Tomad la carta del bienaventurado Apóstol Pablo. Ante todo, ¿qué os escribió en el inicio de la epístola? Guiado por el Espíritu os escribió en verdad sobre él mismo, Cefas y Apolo, porque también entonces habíais creado bandos. Pero aquella bandería llevó a un pecado menor, pues estabais apoyados en acreditados Apóstoles y en un hombre probado entre ellos. Ahora considerad quiénes os han extraviado y han debilitado la veneración de vuestro afamado amor fraterno. Amados, vergonzoso, muy vergonzoso e indigno de la conducta en Cristo es oír que la solidísima y antigua Iglesia de los corintios se ha rebelado contra los presbíteros a causa de una o dos personas. Y esta noticia no sólo ha corrido hasta nosotros, sino también hasta los que piensan de distinta manera a la nuestra, de modo que por vuestra insensatez también las blasfemias se dirigen al nombre del Señor y os acarreáis un peligro (...).

Amados, asumamos la corrección por la que nadie debe irritarse. La advertencia que mutuamente nos hagamos es muy buena y muy beneficiosa, pues nos une a la Voluntad de Dios. Pues así dice la palabra santa: el Señor me corrigió y no me entregó a la muerte (Sal 141, 5). Porque el Señor corrige al que ama y azota a todo aquel que acepta como hijo (Pr 3, 12) (.. ).
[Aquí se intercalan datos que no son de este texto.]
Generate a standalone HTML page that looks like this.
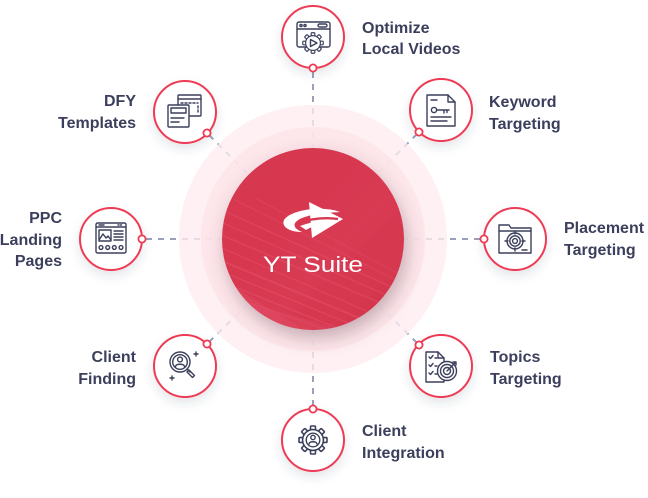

Ahora, pues, los que fuisteis causa de que estallara la sedición, someteos a vuestros presbíteros y corregíos para penitencia, doblando las rodillas de vuestro corazón. Aprended a someteros, deponiendo la arrogancia jactanciosa y altanera de vuestra lengua; pues más os vale encontraros pequeños pero escogidos dentro del rebaño de Cristo, que ser excluidos de su esperanza a causa de la excesiva estimación de vosotros mismos.